Helping to calm traffic at Paul Ecke Central is only one of the functions of the Sheriff’s Volunteer Patrol, which has about 40 members in the Encinitas Sheriff’s station that perform tasks throughout the station’s service area, which includes Solana Beach, Del Mar, Rancho Santa Fe and the surrounding unincorporated communities.
The volunteers — all over the age of 50 and none with any formal public safety experience — handle a number of the duties that free up sworn deputies to handle more important functions, including crowd control at large events, delivering documents from the sheriff’s station to the courthouse and back, taking sheriff’s vehicles in for maintenance.
“I think our most important function is that we keep the deputies on the beat,” Jerome said.

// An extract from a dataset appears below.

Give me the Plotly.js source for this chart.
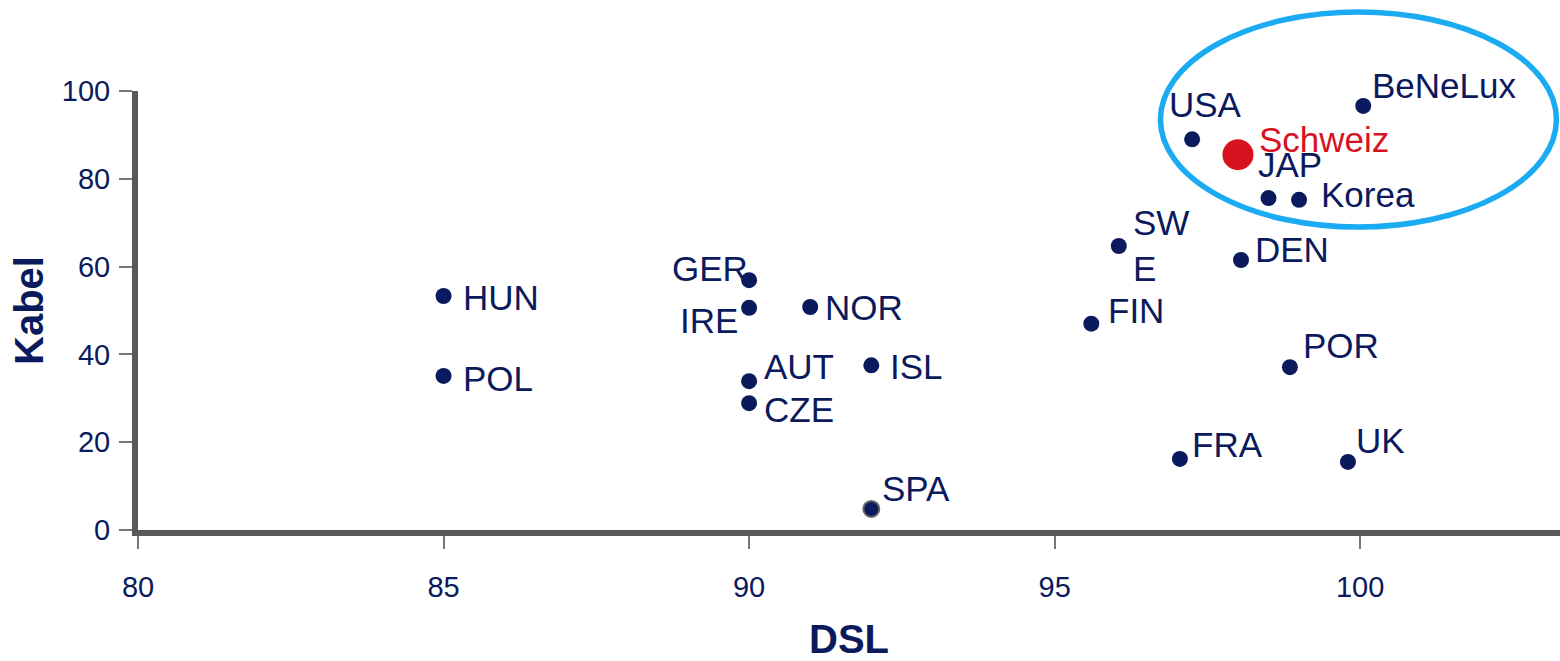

In addition, the volunteer patrol has two other functions that provide a key public service that the public rarely hears about, said Larry Peetoom, who heads the Encinitas chapter. The first is a “vacation check” program, where the volunteers will daily check on the homes of people on vacation to ensure they haven’t been vandalized or broken into.
The second is a program called “You Are Not Alone,” which provides volunteer assistance to seniors who live at home with limited mobility. They check in with the seniors by phone once a day and visit them at home once a week.
“Sometimes, the volunteer is the only personal interaction the senior will have in a day, so in that sense the work is really rewarding,” Peetoom said.
Both the vacation check and You Are Not Alone Program are free of charge.
Peetoom said the volunteer patrol is always looking for additional members. Interested persons must be over 50, a U.S. Citizen, pass a background check and be able to work at least one six- to seven-hour shift each week.
Echter, who has volunteered in a number of capacities, said the best thing about the program is the ability to serve the community where you live.
“You really feel like you have made a difference,” she said, as the cars slow down as they approach the crosswalk. “You feel you are really helping your community.”